0 to $2.1B in <2 years; My Ambition; Facing Difficulty Creates Meaning
Recently, I’ve been spending a lot of time learning about Fintechs. One company that stood out to me, is Y-Combinator, Tencent, and a16z-backed Jeeves.
Jeeves is a corporate card Fintech. They make it easy for companies to spend money internationally, but keep all of the information centralized. Jeeves started in 2020 and in March of 2022, they closed their Series C for $180M at a $2.1B valuation.
I watched the founder’s talk at Websummit.
Here’s what I learned:
When building a Corporate Card Fintech, your competitive edge needs to come from a suite of products, not just a Corporate Card.
Recently there have been a string of corporate card companies reaching billion-dollar valuations: Brex, Ramp, Razorpay, and now Jeeves, among others.
Corporate cards are practically a commodity. The margins are razor thin, and there are few things one can offer that stand out above competing cards. Their use case is to act as a funnel, bringing people into your Fintech Ecosystem.
Instead of just offering a corporate card, offer a personalized bank-company relationship. You need a suite of products that cover corporate spending, wire transfers, deposits, working capital loans, etc.
One example of this in the US is Rippling. They started as payroll management software, and are now moving into corporate cards. The path forward is about building suites of tools. Corporate cards need to be a part of that to stay competitive, but they don’t make you stand out from the competition.
Last, getting customers to use more than one financial service from Jeeves (or any Fintech for that matter) increase the company’s stickiness.
Dileep (the founder) emphasized that you can not compete on capital anymore. There needs to be more. The hard problem to solve is “what is your differentiator?”
Navigating the Lack of Financial Infrastructure is Difficult
Jeeves focuses on creating products for smaller companies going international.
In the international space, Jeeves needed to build personal relationships with regulators to set up payment infrastructure that previously never existed.
This also made them competitive since any company that wants to compete now needs to do the same.
On Scaling Fintechs Rapidly
Corporate Cards can be Broken into 4 Components
Top-funnel customer acquisition
Payment Processor
Program manager (regulation/manager)
Issuing Bin [Local Accounts that can be used to Spend Money]
By standardizing the first 4 components, Jeeves does not need to create a full payment stack with each country. This makes scaling much more manageable. The most significant thing being changed across countries is the Issuing Bin.
As the Company Scales, so does the Responsibilities of the CEO.

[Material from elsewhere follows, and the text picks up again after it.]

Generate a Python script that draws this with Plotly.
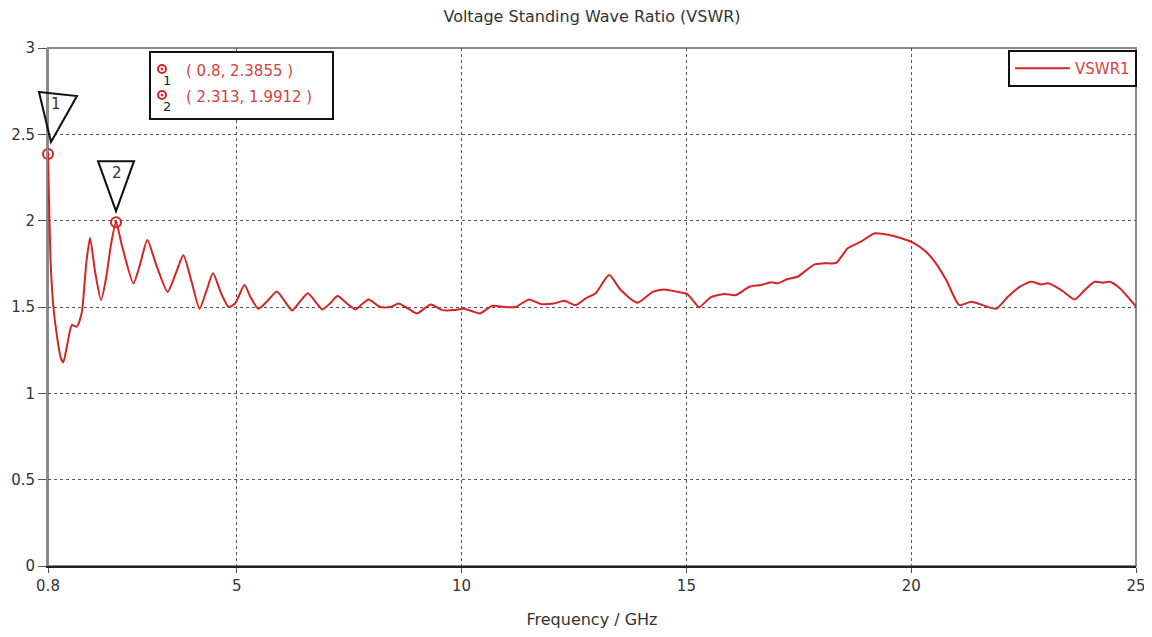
import plotly.graph_objects as go

freq_ghz = [0.8, 0.82, 0.86, 0.92, 1.0, 1.08, 1.14, 1.22, 1.33, 1.44, 1.55, 1.65, 1.735, 1.85, 1.98,
            2.1, 2.2, 2.313, 2.45, 2.7, 2.85, 3.01, 3.2, 3.46, 3.65, 3.81, 4.0, 4.17, 4.32, 4.47,
            4.65, 4.82, 4.96, 5.17, 5.3, 5.48, 5.7, 5.89, 6.05, 6.23, 6.4, 6.58, 6.75, 6.90, 7.07,
            7.24, 7.45, 7.64, 7.8, 7.93, 8.19, 8.42, 8.60, 8.75, 9.01, 9.31, 9.57, 9.83, 10.05,
            10.24, 10.41, 10.68, 10.94, 11.20, 11.50, 11.76, 12.05, 12.28, 12.54, 12.76, 12.98,
            13.28, 13.54, 13.91, 14.25, 14.50, 14.80, 15.02, 15.17, 15.28, 15.54, 15.84, 16.10,
            16.40, 16.66, 16.88, 17.03, 17.25, 17.47, 17.85, 18.07, 18.33, 18.59, 18.88, 19.18,
            19.51, 19.78, 20.07, 20.33, 20.55, 20.78, 21.07, 21.33, 21.59, 21.89, 22.15, 22.41,
            22.67, 22.89, 23.04, 23.34, 23.64, 23.86, 24.08, 24.27, 24.42, 24.64, 25.0]

vswr1 = [2.3855, 2.15, 1.75, 1.5, 1.33, 1.21, 1.18, 1.27, 1.395, 1.386, 1.465, 1.75, 1.90, 1.70, 1.54,
         1.68, 1.86, 1.9912, 1.85, 1.637, 1.75, 1.888, 1.75, 1.588, 1.70, 1.80, 1.64, 1.49, 1.59, 1.695,
         1.58, 1.50, 1.52, 1.627, 1.56, 1.49, 1.54, 1.59, 1.54, 1.48, 1.53, 1.58, 1.53, 1.486, 1.52,
         1.563, 1.52, 1.486, 1.52, 1.544, 1.50, 1.50, 1.52, 1.50, 1.463, 1.515, 1.482, 1.482, 1.49,
         1.475, 1.463, 1.507, 1.50, 1.50, 1.544, 1.517, 1.52, 1.536, 1.511, 1.55, 1.579,
         1.685, 1.598, 1.525, 1.588, 1.602, 1.588, 1.575, 1.53, 1.498, 1.556, 1.575, 1.569,
         1.617, 1.627, 1.643, 1.637, 1.662, 1.675, 1.747, 1.753, 1.756, 1.84, 1.878, 1.926,
         1.917, 1.898, 1.869, 1.82, 1.753, 1.656, 1.511, 1.53, 1.511, 1.49, 1.559, 1.617,
         1.646, 1.631, 1.637, 1.598, 1.544, 1.598, 1.646, 1.641, 1.646, 1.608, 1.502]

marker_ids = ["1", "2"]
marker_x = [0.8, 2.313]
marker_y = [2.3855, 1.9912]

x_range = [0.8, 25]
y_range = [0, 3]
x_tickvals = [0.8, 5, 10, 15, 20, 25]
x_ticktext = ["0.8", "5", "10", "15", "20", "25"]
y_tickvals = [0, 0.5, 1, 1.5, 2, 2.5, 3]
y_ticktext = ["0", "0.5", "1", "1.5", "2", "2.5", "3"]

RED = "#d42424"
TXT_RED = "#d84040"
FONT = "DejaVu Sans"

# page has an 8px body margin; the figure is sized so it fills the 1152x637 window
FIG_W, FIG_H = 1144, 629

fig = go.Figure()
fig.add_trace(go.Scatter(x=freq_ghz, y=vswr1, mode="lines", name="VSWR1",
                         line=dict(color=RED, width=2, shape="spline", smoothing=0.6)))
fig.add_trace(go.Scatter(x=marker_x, y=marker_y, mode="markers", showlegend=False,
                         cliponaxis=False,
                         marker=dict(symbol="circle-open-dot", size=10, color=RED,
                                     line=dict(width=2, color=RED))))

shapes = []
annotations = []
# plot frame (gray)
shapes.append(dict(type="rect", xref="paper", yref="paper", x0=0, x1=1, y0=0, y1=1,
                   line=dict(color="#8a8a8a", width=2), layer="below"))

# triangle flags above the markers (paper refs so they are not clipped)
tri_paths = ["M -9,62 L 29,58 L 3,12 Z", "M -18,61 L 18,61 L 0,11 Z"]
num_offsets = [(8, 50), (1, 49)]
for i, (mx, my) in enumerate(zip(marker_x, marker_y)):
    ax = (mx - x_range[0]) / (x_range[1] - x_range[0])
    ay = (my - y_range[0]) / (y_range[1] - y_range[0])
    shapes.append(dict(type="path", xref="paper", yref="paper", xsizemode="pixel",
                       ysizemode="pixel", xanchor=ax, yanchor=ay, path=tri_paths[i],
                       line=dict(color="#111111", width=2), fillcolor="rgba(255,255,255,0)"))
    annotations.append(dict(x=ax, y=ay, xref="paper", yref="paper", text=marker_ids[i],
                            showarrow=False, xanchor="center", yanchor="middle",
                            xshift=num_offsets[i][0], yshift=num_offsets[i][1],
                            font=dict(family=FONT, size=15, color="#333333")))

# marker readout box (positions given in window pixels)
def px2x(px):
    return (px - 48) / 1088

def px2y(py):
    return (566 - py) / 518

shapes.append(dict(type="rect", xref="paper", yref="paper", x0=px2x(150), x1=px2x(333),
                   y0=px2y(119), y1=px2y(52), line=dict(color="#111111", width=2),
                   fillcolor="white", layer="above"))
row_y = [69, 95]
for i in range(2):
    cx, cy = px2x(162), px2y(row_y[i])
    shapes.append(dict(type="circle", xref="paper", yref="paper", xsizemode="pixel",
                       ysizemode="pixel", xanchor=cx, yanchor=cy, x0=-4, x1=4, y0=-4, y1=4,
                       line=dict(color=RED, width=2)))
    shapes.append(dict(type="circle", xref="paper", yref="paper", xsizemode="pixel",
                       ysizemode="pixel", xanchor=cx, yanchor=cy, x0=-1, x1=1, y0=-1, y1=1,
                       line=dict(color=RED, width=1), fillcolor=RED))
    annotations.append(dict(x=px2x(167), y=px2y(row_y[i] + 11), xref="paper", yref="paper",
                            text=marker_ids[i], showarrow=False, xanchor="center",
                            yanchor="middle",
                            font=dict(family=FONT, size=13, color="#222222")))
    annotations.append(dict(x=px2x(184), y=px2y(row_y[i] + 2), xref="paper", yref="paper",
                            xanchor="left", yanchor="middle", showarrow=False,
                            text=f"( {marker_x[i]:g}, {marker_y[i]:.4f} )",
                            font=dict(family=FONT, size=15, color=TXT_RED)))

fig.update_layout(
    width=FIG_W, height=FIG_H,
    margin=dict(l=40, r=16, t=40, b=71, autoexpand=False),
    paper_bgcolor="white", plot_bgcolor="white",
    title=dict(text="Voltage Standing Wave Ratio (VSWR)", x=584 / FIG_W, xanchor="center",
               y=1 - 8 / FIG_H, yanchor="middle",
               font=dict(family=FONT, size=16, color="#333333")),
    xaxis=dict(range=x_range, tickvals=x_tickvals, ticktext=x_ticktext, automargin=False,
               showgrid=True, gridcolor="#555555", gridwidth=1, griddash="3px,3px",
               showline=True, linecolor="#222222", linewidth=2, zeroline=False,
               ticks="outside", ticklen=5, tickcolor="#555555",
               tickfont=dict(family=FONT, size=15, color="#333333"),
               title=dict(text="Frequency / GHz", standoff=20,
                          font=dict(family=FONT, size=16, color="#333333"))),
    yaxis=dict(range=y_range, tickvals=y_tickvals, ticktext=y_ticktext, automargin=False,
               showgrid=True, gridcolor="#555555", gridwidth=1, griddash="3px,3px",
               showline=True, linecolor="#8a8a8a", linewidth=2, zeroline=False,
               ticks="outside", ticklen=8, tickcolor="#555555",
               tickfont=dict(family=FONT, size=15, color="#333333")),
    legend=dict(x=1.001, y=0.996, xanchor="right", yanchor="top", bgcolor="white",
                bordercolor="#111111", borderwidth=2, itemwidth=55,
                font=dict(family=FONT, size=15, color=TXT_RED)),
    shapes=shapes, annotations=annotations,
)

fig.write_html("out.html")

When Jeeves started, Dileep was very focused on finding Product Market Fit. As Jeeves scaled from 500 to 5000 customers, he spend a lot more time on Finance. For him, it’s important to work in focus sprints on the things he is good at, for 6-8 months.
He understood that as a founder he could not do everything, and so one of his first hires was a Chief People Officer, who helped establish and nurture a culture. Because Jeeves needed people around the world to work within local banking infrastructure, their team grew to about 200 people across 24 countries. With such daunting growth, having a CPO was critical to do this effectively.
Maintaining Ambition in High School
Recently, I’ve started to struggle a bit in maintaining my ambition. Spending time in a type-A school means that at any given moment, the 5 people around me are often not on the same wavelength.
The environment feels more curated to following the grain than it does people trying to challenge the status quo.
Learning is about (test) curves not curiosity.
Work is separate from what people love to do.
Conversations are more likely to focus on College Applications over Career Ambitions.
At times, it can feel almost soul-sucking.
I’ve spent time reconnecting with friends and mentors who realign my ambition. People who remind me that the only thing I can strive for is the strongest, most capable, loving, and open version of myself.
There's nothing wrong with others thinking differently than me. I just don't want to find myself striving for a CS degree from an Ivy League to become an Investment Banker or Software Engineer at a Fortune500 company. That is not what gives me energy.
Pain
Last, something I've observed is if I am not pushing myself to do uncomfortable things daily, I begin to feel physically sick.
I need showers so cold I'm shivering, burpees until I don't think I can breathe, and reading dense literature until my brain reaches exhaustion.
Without this, I begin to feel restless. There’s a sense of shame and dissatisfaction I feel when I have not pushed myself sufficiently.
How much is sufficient? It’s an intuitive feeling - I just know. Deep in my gut, there’s either a sense of pride or disappointment for how the day went.
It’s kind of like a choice:
To feel pain doing difficult things, moving towards a goal
Or to feel the pain in the form of frustration for not using my time effectively.